If the opening track of an album is meant to give an indication of what is to follow, then ‘Do A Stunt’ does just that for Working For A Nuclear Free City on Jojo Burger Tempest. It is an instrumental introduction which, in less than three minutes, covers electro and funk via sections of mariachi guitar, grooving bass and quirky sci-fi synths. It feels like being taken on a light-speed tour of the band’s studio, absorbing their entire record collection on the way.

It could be seen as an accomplishment that WFANFC were able to fit so much into such a short space of time. But it does set a context for some highly indulgent experimentation, which the remaining 90 minutes of the record does its best to live up to.
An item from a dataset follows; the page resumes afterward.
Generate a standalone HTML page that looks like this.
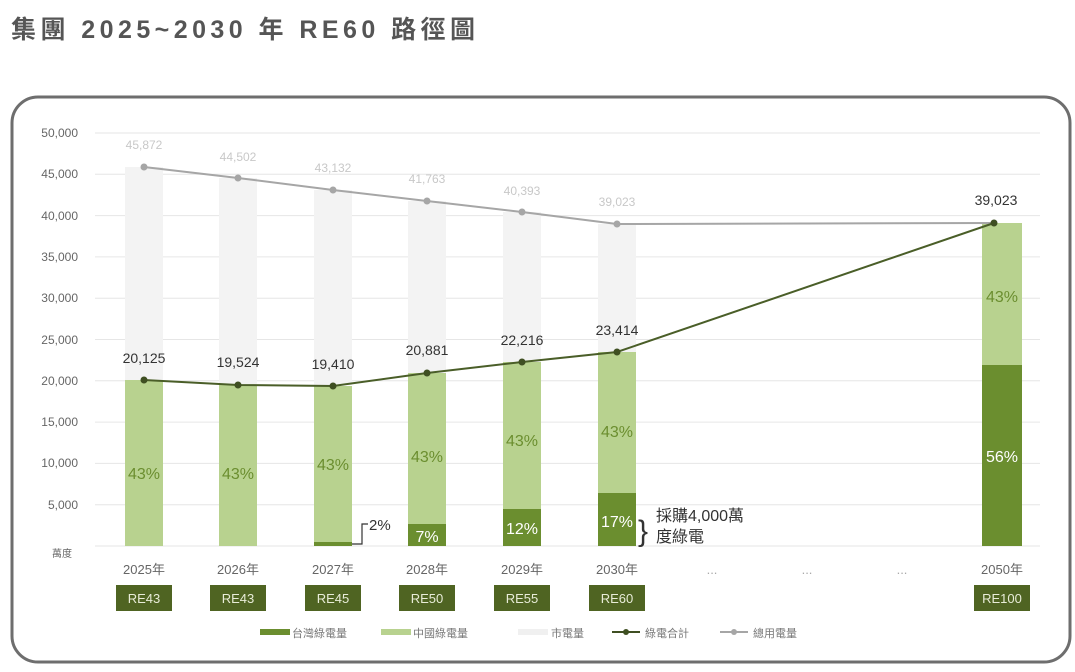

‘Pachinko’, for example, is one of many instrumental tracks on Jojo Burger Tempest. It is swimming in bleeps and squelches – an audible alphabet of psychedelic sound effects. But it feels like this is all to compensate for a fairly plain bass riff that the song is structured around. There is a tight crescendo that offers a musical kick, but even this sounds like wasted energy, as it takes half a dozen awkward loops to have the same impact that a lone distorted guitar could have made.
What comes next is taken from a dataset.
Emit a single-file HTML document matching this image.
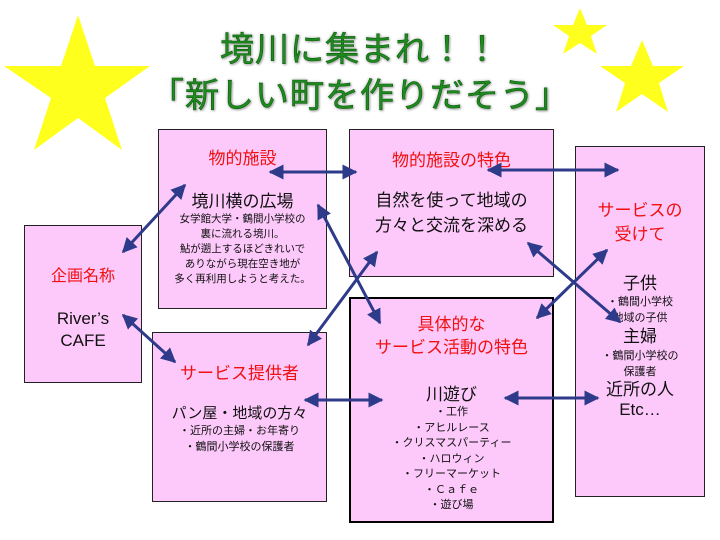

Similarly, the numerous guitars and synths on the psych-folk ballad ‘Silent Times’ tend to be more atmospheric than melodic, meaning there is very little that will stick in your head. Indeed, it’s often very difficult for hooks to make themselves heard beneath all the artificial noise. ‘Black Rivers’ offers an ominously catchy bass hook, which makes it feel as though there might be a song in there somewhere, if only the band would let it out. The folky ‘Little Lenin’ suffers from the same problem of having had a sequencer rammed up its arse.

WFANFC are better when they sound more natural. ‘Faster Daniel Faster’ is, instrumentally, a more straightforward bit of avant-garde indie, making the band sound more human until their synth gimmicks intrude again in the closing bars. Only on ‘Low’ do they really strike the right balance of energetic guitar and soaring synthesised atmospherics, making a grinding indie-rock track into something quite special.

By and large though, WFANFC seem to be taking on too much at once. The stompy indie-rock of ‘The King And June’ should really be on another album by another band, as it simply doesn’t sit right in the flow of the psychedelia. In the same way, ‘Burning’ is too stripped back to fit into the album this late on. But at least as a slightly maudlin folk song it shows that the band are capable letting their guard down and abandoning all their tricks.

They achieve more of what they set out to on ‘The Jojo Burger Tempest’, which, at thirty-three-and-a-half minutes long, comes on a separate disc. Such length gives WFANFC the space to not only work their way through their diverse range of ideas, but also to get those ideas to work together. Now that they aren’t forced break up their music into three-minute snippets, they are able weave indie and rock into electro and funk with a great deal more clarity and cleverness.

Unfortunately, the hour-long main section of Jojo Burger Tempest is too hollow to be of much merit. The great variety of timbres on the album creates a psychedelic vibe, but the songs themselves are simply lacking in focus. Too much attention is paid to how they sound at the expense of what they say. There is great irony therefore, in the fact that it probably took WFANFC many months of meticulous perfectionism to create and arrange the sounds produced on this record, because fundamentally, they are the shiny packaging on an empty box.